I wanted to get Holden, for his birthday, 23(!) a big bouquet of balloons. I think it is kinda cute when I see men carry a big thing of balloons. I’m not sure why, but it’s kinda sweet. Plus, he was about to get married in a week or so.
I got the idea when somebody had left their Happy Birthday Mylar balloon behind and I thought, hey, why not. I’ll get a bunch of latex balloons from the Dollar Tree, have them blown up, RECYCLE this still good Mylar balloon, and I have a fun present to give. Throw in a home baked pie or cake and a card and it just turns delightful.
I head up to the Dollar Tree, bought the balloons, and an extra Mylar ($1-might as we’ll make it a BIGGER BOUQUET), only to find out their helium had ran out. BUMMER.
I got home with my packaged balloons to my Charley. Tail slapping, little squeaks, big smile and, whoa, the recycled, orphaned Mylar, yet still fully robust had been reduced to a ribbon and a silvery shadow clump of what looked like cheap tin foil.
Ended up putting this balloon bouquet present off a day. Charley and I headed up to Bartells to try this again. I get a Mylar, and 4 latex. One floated to the ceiling. I happened to take notice how Charley was watching this with great intent. Her eyes went from my hand to the ceiling, back and forth. I just figured she was still frightened of them when she was a tiny pup and she’d popped one playing with it.
I took great care holding them close so they wouldn’t bang together while we walked home in the wind. I didn’t want to frighten Charley. She was still keeping a weary eye.

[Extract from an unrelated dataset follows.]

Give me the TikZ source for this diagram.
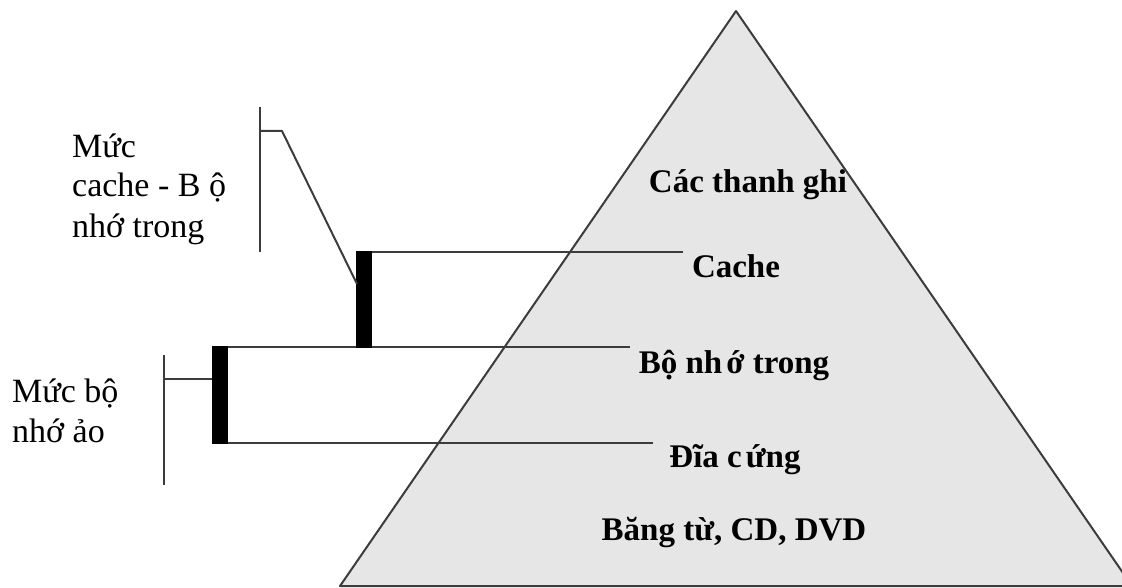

We get to the front door. I go to open it. This is when she did something she’s not done. Her weary eye de flicked into a mischievous eye, and within seconds hopped up, managing to hit my hand, and setting all but two of the balloons free.
Wow. Kinda funny I guess. Not then, though. Still had the Mylar and one yellow latex. But in a rash, impulsive decision I set those two free. Saying “Happy Charley?” Poor Charley. I don’t think it phased her. The glimmer in her eye didn’t lie.
By now this was becoming a MISSION that I was not going to fail. This time, (the next day) I DID NOT take Charley. I marched to the store, bought a full bouquet with a new Mylar, walked home triumphantly, only to find all there EXCEPT THE MYLAR. NO JOKE.
One last time. We had to get these balloons to him. Charley, come on! Go back up, buy just the Mylar, and start out trek down the hill. This time she kept teasing me, looking at me then at the balloon purposely, weaving back and forth.
I heard this ever so slight “tap” or “snap”. I look at my hand. A limp yellow party ribbon. There was a pause in the universe as we both looked up. There, caught way, Way up was our Mylar balloon. We both sat down. I was shaking my head.
I don’t know if anybody has seen Treasure of Sierra Madre when the gold gets carried away by a wind storm and Walter Houston busts out laughing, THAT IS WHAT I DID. I couldn’t stop.
Well, we still have his wedding coming up.